20 Responses to 1-Hour No-Knead Yeast Dinner Rolls

  1. OMG this is a million dollar recipe Ben.

  2. I am trying this tomorrow!!

  3. Hour and a half bread:

    3/4 cup of water (my tap water on hot comes out at 110 degrees)
    mixed with
    2 tsp yeast
    1 tbsp sugar

    Let stand for 3 minutes, then add 1/4 cup of heavy cream and 2 tbsp melted butter

    In the food processor I add
    3 cups flour
    1 tsp salt

    while running the food processor add the wet ingredients (I usually need to add a tablespoon of water more or so) until a soft dough forms. Process for 1-2 minutes longer. Remove dough to a buttered bowl, cover and let sit for 30 minutes. Turn out bread and form into a loaf. Cover and let sit for 30 more minutes. Slash the top, brush with 1 tbsp of melted butter and bake at 375 for 30 minutes (I bake on a stone). Remove from oven and brush with 1 tbsp of butter. Allow to cool before slicing.

    Note: This is not as good as the breads that rise overnight, nor is it nearly as good as sourdough breads. But it is extremely quick.

  4. Thank you!!! I can’t wait to try these. :)

  5. You are amazing! 3 Masterchef Recaps AND a recipe? Go speed racer? Loving this recipe –Now THIS seems like something I can do- thank you for clear instructions for this very unpracticed cook. I have quite a few friends who are glucose intolerant. What would you use as the best substitute for bread flour? And if I needed to -almond, coconut or rice milk for the dairy intolerants who won’t touch buttermilk?

    • When it comes to baking, Ayleyaell, substitution can get tricky. ESPECIALLY when it comes to gluten free and dairy free elements. I think that the milk substitution, in this case, will be just fine. However, I’m not sure that substituting a general purpose gluten-free flour will give you good results. The best thing to do is just try…and report back to me!!!

  6. Will be trying this tomorrow night.
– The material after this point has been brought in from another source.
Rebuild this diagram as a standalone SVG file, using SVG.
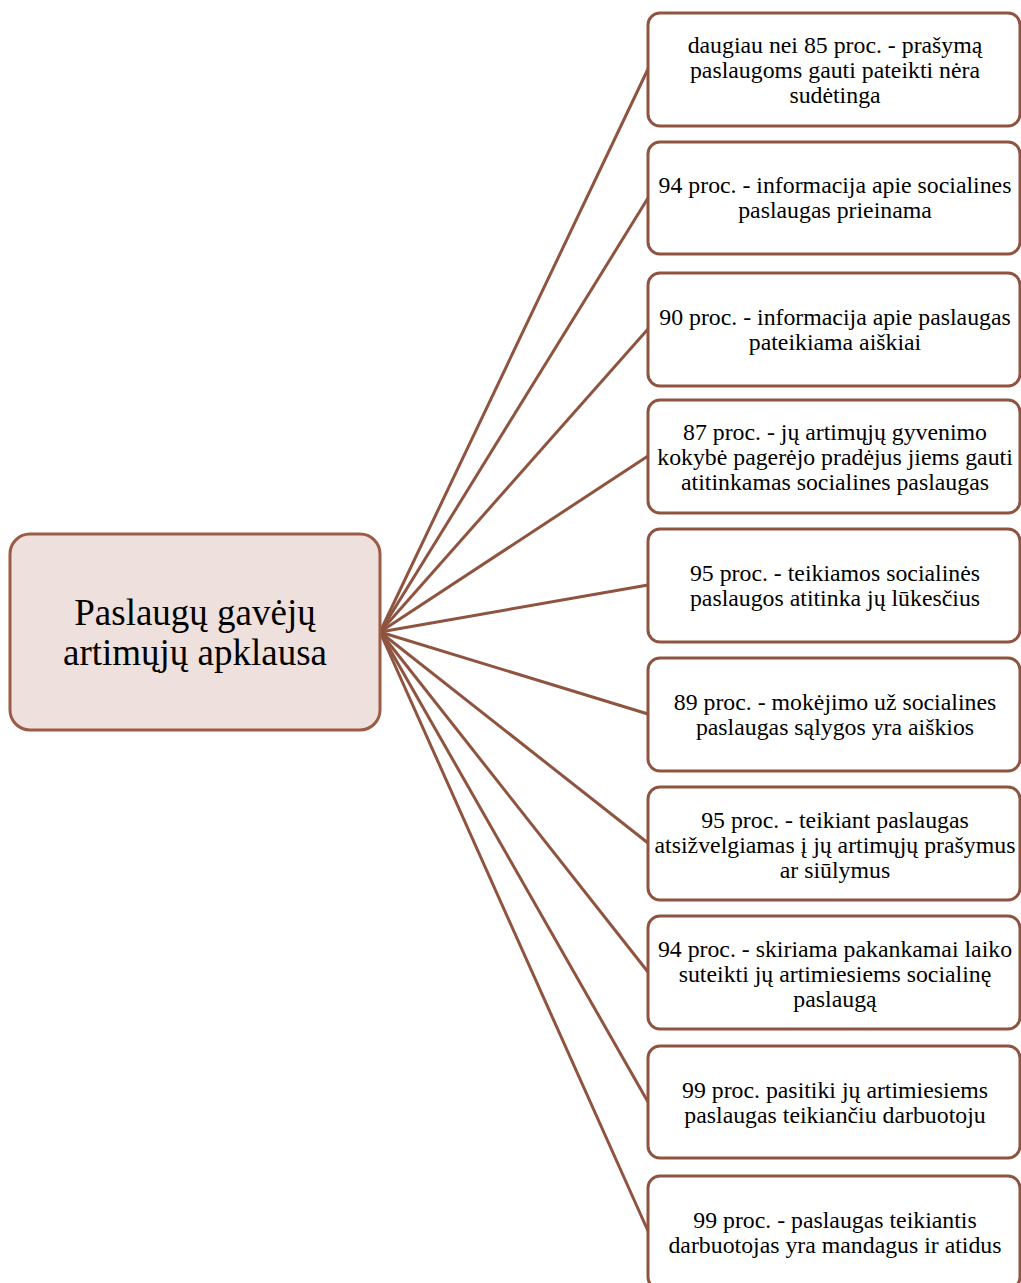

I love your recipes Ben and so does my 1 year old who will not eat store bought bread, biscuits or cakes as she became quite used to home cooking from 6 months old and now throws the others away. This looks like a great recipe for when I run out of bread and don’t have a lot of time to make it.

    • Wow, Mel! Sounds like you’re raising a very smart future Foodie! That’s wonderful, it always warms my heart to hear of kids who are eating the right stuff and loving it.
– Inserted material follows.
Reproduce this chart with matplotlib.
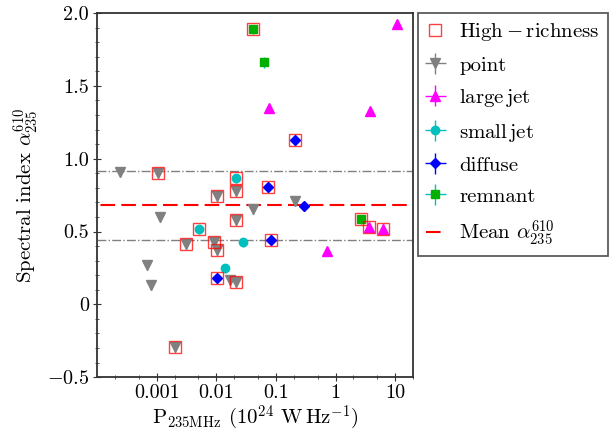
import numpy as np
import matplotlib
matplotlib.use("Agg")
import matplotlib.pyplot as plt
from matplotlib.ticker import LogLocator, MultipleLocator, NullFormatter

plt.rcParams['font.family'] = 'cmr10'
plt.rcParams['mathtext.fontset'] = 'cm'
plt.rcParams['axes.unicode_minus'] = False
plt.rcParams['font.size'] = 14.5

# power at 235 MHz (1e24 W/Hz) and spectral index, per morphology class
point_P = [2.4e-4, 0.00106, 0.021, 0.0104, 0.213, 0.00114, 0.042, 0.021,
           0.0031, 0.0093, 0.0104, 6.9e-4, 8.1e-4, 0.0172, 0.021, 0.0020]
point_a = [0.907, 0.90, 0.776, 0.742, 0.707, 0.598, 0.652, 0.577,
           0.412, 0.426, 0.371, 0.268, 0.13, 0.17, 0.151, -0.295]
point_e = [0.03, 0.03, 0.03, 0.03, 0.03, 0.03, 0.03, 0.03,
           0.03, 0.03, 0.03, 0.03, 0.03, 0.03, 0.03, 0.03]
point_hr = [0, 1, 1, 1, 0, 0, 0, 1, 1, 1, 1, 0, 0, 0, 1, 1]

ljet_P = [0.078, 3.73, 10.6, 0.71, 3.59, 6.2]
ljet_a = [1.346, 1.326, 1.923, 0.364, 0.53, 0.52]
ljet_e = [0.03, 0.03, 0.03, 0.03, 0.03, 0.03]
ljet_hr = [0, 0, 0, 0, 1, 1]

sjet_P = [0.021, 0.0052, 0.028, 0.0142]
sjet_a = [0.866, 0.515, 0.426, 0.247]
sjet_e = [0.03, 0.03, 0.03, 0.03]
sjet_hr = [1, 1, 0, 0]

diff_P = [0.213, 0.075, 0.30, 0.084, 0.0104]
diff_a = [1.126, 0.804, 0.673, 0.44, 0.178]
diff_e = [0.03, 0.03, 0.03, 0.03, 0.03]
diff_hr = [1, 1, 0, 1, 1]

rem_P = [0.042, 0.062, 2.63]
rem_a = [1.889, 1.662, 0.584]
rem_e = [0.03, 0.04, 0.03]
rem_hr = [1, 0, 1]

mean_alpha = 0.68
alpha_std = 0.235

fig = plt.figure(figsize=(6.11, 4.37), dpi=100)
ax = fig.add_axes([0.159, 0.137, 0.517, 0.833])

# high-richness boxes
hrx = []
hry = []
for P, a, hr in [(point_P, point_a, point_hr), (ljet_P, ljet_a, ljet_hr),
                 (sjet_P, sjet_a, sjet_hr), (diff_P, diff_a, diff_hr),
                 (rem_P, rem_a, rem_hr)]:
    for i in range(len(P)):
        if hr[i]:
            hrx.append(P[i])
            hry.append(a[i])
h0, = ax.plot(hrx, hry, 's', ms=9, mfc='none', mec='red', mew=1.0, alpha=0.75,
              zorder=4, label=r'$\mathrm{High-richness}$')

def eb(P, a, e, fmt, c, ec, ms, label):
    P = np.array(P)
    return ax.errorbar(P, a, yerr=e, xerr=[P*0.03, P*0.03], fmt=fmt, color=c,
                       ecolor=ec, ms=ms, elinewidth=1.0, capsize=0, zorder=3,
                       label=label)

h1 = eb(point_P, point_a, point_e, 'v', 'grey', 'grey', 6.5, 'point')
h2 = eb(ljet_P, ljet_a, ljet_e, '^', 'magenta', 'magenta', 7, r'$\mathrm{large\,jet}$')
h3 = eb(sjet_P, sjet_a, sjet_e, 'o', 'c', 'c', 6, r'$\mathrm{small\,jet}$')
h4 = eb(diff_P, diff_a, diff_e, 'D', 'blue', 'blue', 5.5, 'diffuse')
h5 = eb(rem_P, rem_a, rem_e, 's', '#00b000', 'c', 5.5, 'remnant')

ax.axhline(mean_alpha + alpha_std, color='grey', ls='-.', lw=1.0, zorder=1)
ax.axhline(mean_alpha - alpha_std, color='grey', ls='-.', lw=1.0, zorder=1)
h6, = ax.plot([1e-5, 100], [mean_alpha, mean_alpha], color='red', lw=1.5,
              dashes=(7, 3), zorder=2, label=r'Mean $\alpha_{235}^{610}$')

ax.set_xscale('log')
ax.set_xlim(1.0e-4, 20)
ax.set_ylim(-0.5, 2.0)
ax.set_xticks([1e-3, 1e-2, 1e-1, 1, 10])
ax.set_xticklabels(['0.001', '0.01', '0.1', '1', '10'])
ax.xaxis.set_minor_locator(LogLocator(base=10, subs=[2, 5]))
ax.xaxis.set_minor_formatter(NullFormatter())
ax.set_yticks([-0.5, 0, 0.5, 1.0, 1.5, 2.0])
ax.set_yticklabels([r'$-0.5$', '0', '0.5', '1.0', '1.5', '2.0'])
ax.yaxis.set_minor_locator(MultipleLocator(0.1))
ax.tick_params(which='both', direction='inout', color='#333333')
ax.tick_params(which='major', length=6, pad=3)
ax.tick_params(axis='x', which='major', pad=2)
ax.tick_params(which='minor', length=3)
for s in ax.spines.values():
    s.set_color('#333333')
    s.set_linewidth(1.3)

ax.set_xlabel(r'P$_{\rm 235MHz}$ (10$^{24}$ W$\,$Hz$^{-1}$)', fontsize=15, labelpad=1)
ax.set_ylabel(r'Spectral index $\alpha_{235}^{610}$', fontsize=15)

leg = ax.legend(handles=[h0, h1, h2, h3, h4, h5, h6], loc='upper left',
                bbox_to_anchor=(1.015, 1.0), borderaxespad=0, fancybox=False,
                edgecolor='#333333', handlelength=0.9, handletextpad=0.7,
                labelspacing=0.6, fontsize=15)
leg.get_frame().set_linewidth(1.3)

plt.savefig('out.png', dpi=100)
  7. Can’t tell you how happy I am to have found you. I was devastated when you were sent home on Season 2. Really, really missed your bubbly personality and good spirits and generosity to everyone. Recipe looks fabulous. Will be trying this for sure. And today at that!
    Hoping you get your own TV show soon (and that it gets broadcast to Canada)

  8. I may have to try this. I’ve never made bread except quick breads (Irish soda bread, zucchini bread, etc). I was spoiled by Mom making good bread when I was young, and we have some pretty decent bakeries around here. However, maybe I can take over bread making duties, since Mom has arthritis that makes it just a little difficult to make bread at times.

  9. I need to show you isi microwave breads next time I’m up- works best with looser batters, but I bet we can make an acceptable brioche in about 10 minutes, in the microwave, no oven needed.

    • I have a book on microwave-amped breads. I haven’t tried any yet, because part of me feels super guilty each time I make bread in under 24 hours. Ha ha ha…

  10. Hi Ben! I made this recipe this evening with whole wheat flour (completely) and they came out brilliantly. I’m so glad the substitution worked. Great recipe. Thanks!

  11. I hate microwaves. Can I just warm the milk on the stove instead?

    • Caykat, you certainly can. However, the microwave is THE preferred method for warming milk and melting chocolate and cheese. When you heat something on the stove, it is hottest right near the surface of the pan, and can lead to scorching very quickly, which can easily ruin the flavor of the milk. Microwaving is the smartest and most responsible way to heat any dairy product. If you choose to use the stove, use low heat, and stir CONSTANTLY.

  12. You make working with yeast totally not scary! Thanks! I can’t wait to try!